“lured men to destruction.”

Have you ever noticed the effect of the expression, “They say?” If we say “Tom,” or “Dick,” or “Harry,” says “so and so,” “Tom” is no better authority than “Dick,” nor are both together much better than “Harry.” But if we say, indefinitely, “They say” “so and so,” there is a mysterious potency in the unknown quantity which leads, if not to universal belief, at least to universal transmission.

“Yes, it is an interesting spot. They say that a princess is buried here who was laid under a potent spell by a mighty wizard, long, long ago,” etc.; or “They tell of a beauteous maiden who sat on this rock, in the far past, and sang, and thus lured men to destruction,” etc.

He or she is always swallowed up by the mists of obscurity—oh, ye mists of obscurity, ye have much to answer for!

We do not care to dispute with “They” his superior information—even if we could find him; for he seems to reside permanently in the aforesaid mists himself; only issuing forth, like a valiant knight, to rescue the fair maidens—Fact, or Fiction—from the jaws of the dragon Oblivion! What he is, we leave to the learned, who could no doubt dispose of him suitably in connection with the highly convenient solar myths, as a Potent Rescuing Power! As for us, we meddle not with the mists: we rather like the delicious glow of their luminous dimness, which glorifies the past if it clouds it; and which softens off the hardness of our prosaic modern life, as a summer haze our English landscape.

We are delighted to get hold of an ancient legend, whether of headless horseman or housekeeper, pixie or wizard. Even in that “happy hunting ground” of the Modern Spirit, the United States of America, the old legends linger still, if but faintly. The soil of a new country does not grow sentiment of this sort readily, but the plant is indigenous to the human heart; and its fair flowers have been gathered and wreathed around their pages by many an essayist and poet. We cannot do without the element of mystery in our life, however we may represent it. It is part of the spirit within us, and we find it in everything around us. It is the veil of “Isis” which science, her worshipper, is ever trying to lift, but cannot. The muse of Inspiration pours forth her melodious voice, like the nightingale, in the darkness and the shady covert. We listen to her song with entranced ears; a few whose spirits are “finely touched,” try to repeat it; but who has ever seen her; the soul that animates, the spirit that inspires! Our life itself is a mystery—the Past and Future—are they not the wings of the Spirit of Time which are brooding over our Present? When they are lifted—when the mighty pinions are outspread for flight—then the shadows will flee for ever, for the great Daybreak of Eternity will have begun!

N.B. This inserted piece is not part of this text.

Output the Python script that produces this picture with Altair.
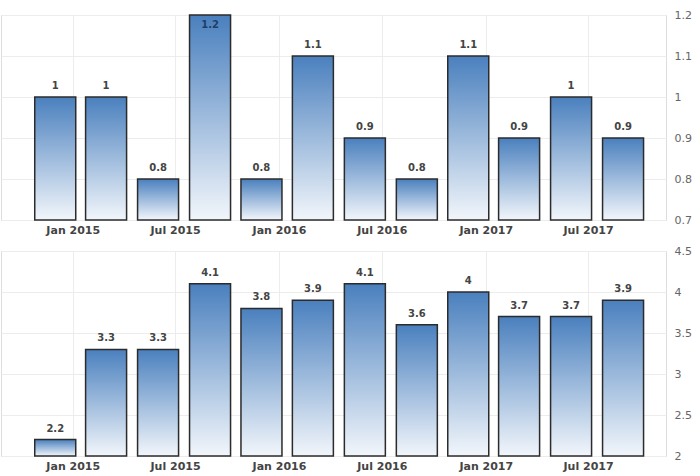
import altair as alt
import pandas as pd

dates = ["2014-12-01T00:00:00", "2015-03-01T00:00:00", "2015-06-01T00:00:00", "2015-09-01T00:00:00",
         "2015-12-01T00:00:00", "2016-03-01T00:00:00", "2016-06-01T00:00:00", "2016-09-01T00:00:00",
         "2016-12-01T00:00:00", "2017-03-01T00:00:00", "2017-06-01T00:00:00", "2017-09-01T00:00:00"]
top_values = [1.0, 1.0, 0.8, 1.2, 0.8, 1.1, 0.9, 0.8, 1.1, 0.9, 1.0, 0.9]
bottom_values = [2.2, 3.3, 3.3, 4.1, 3.8, 3.9, 4.1, 3.6, 4.0, 3.7, 3.7, 3.9]
tick_dates = [(2015, 1), (2015, 7), (2016, 1), (2016, 7), (2017, 1), (2017, 7)]
top_domain = [0.7, 1.2]
bottom_domain = [2.0, 4.5]

W, H = 665, 205

gradient = alt.Gradient(
    gradient="linear",
    stops=[alt.GradientStop(color="#f2f6fb", offset=0),
           alt.GradientStop(color="#4a80be", offset=1)],
    x1=0, x2=0, y1=1, y2=0,
)

x_domain = [alt.DateTime(year=2014, month=8, date=27), alt.DateTime(year=2017, month=11, date=16)]
x_ticks = [alt.DateTime(year=y, month=m, date=1) for y, m in tick_dates]


def panel(values, domain, fmt):
    df = pd.DataFrame({"date": dates, "value": values})
    x = alt.X("date:T", scale=alt.Scale(domain=x_domain, nice=False, padding=0),
              axis=alt.Axis(values=x_ticks, format="%b %Y", title=None, domain=False, ticks=False,
                            labelFontSize=11, labelFontWeight="bold", labelColor="#444",
                            labelPadding=4, gridColor="#ececec", labelFont="DejaVu Sans"))
    y = alt.Y("value:Q", scale=alt.Scale(domain=domain, zero=False, nice=False),
              axis=alt.Axis(orient="right", title=None, domain=False, ticks=False, tickCount=5,
                            format=fmt, labelFontSize=11, labelColor="#666", labelPadding=8,
                            gridColor="#ececec", labelFont="DejaVu Sans"))
    base = alt.Chart(df).encode(x=x)
    bars = base.mark_bar(size=41, color=gradient, stroke="#2b2b2b", strokeWidth=1.5).encode(
        y=y, y2=alt.datum(domain[0]))
    above = base.transform_filter(f"datum.value < {domain[1]}").mark_text(
        baseline="bottom", dy=-6, fontSize=10, fontWeight="bold", color="#444", font="DejaVu Sans"
    ).encode(y="value:Q", text=alt.Text("value:Q", format=".1~f"))
    inside = base.transform_filter(f"datum.value >= {domain[1]}").mark_text(
        baseline="top", dy=5, fontSize=10, fontWeight="bold", color="#1f3f66", font="DejaVu Sans"
    ).encode(y="value:Q", text=alt.Text("value:Q", format=".1~f"))
    return alt.layer(bars, above, inside).properties(width=W, height=H)


top = panel(top_values, top_domain, ".1~f")
bottom = panel(bottom_values, bottom_domain, ".1~f")

chart = alt.vconcat(top, bottom, spacing=8).properties(
    padding={"left": 0, "top": 8, "right": 5, "bottom": 2}
).configure_view(stroke=None).configure(background="white")

chart.save("out.html", embed_options={"renderer": "svg", "actions": False})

science lifting the veil of isis.

Without the spirit of mystery, the mother of enquiry—of romance, the days of pilgrimage would be ended. If it is a mere matter of rest, and of oiling the wheels of the machine for a fresh grind, Mudport-on-Sea will do well enough; but Mudport-on-Sea can never satisfy the hunger of the curious soul for the beautiful; the marvellous; all that is in itself lovely, or that has lived in the past, and caught a brighter glow from its rainbow reflections. One spot of ground may content the naturalist, or the Buddhist sage, for one can find a world of wondrous thought in the smallest leaf—a microcosm in a dew-drop; and the other can send his soul off on aerial pilgrimages, though his body may be in chains! But we are not all either natural or transcendental philosophers; our appetite requires not one leaf, but many, for our powers of assimilation are not great enough to draw spiritual sustenance from one alone; and so, like the caterpillar, when we have finished our leaf, we crawl to another.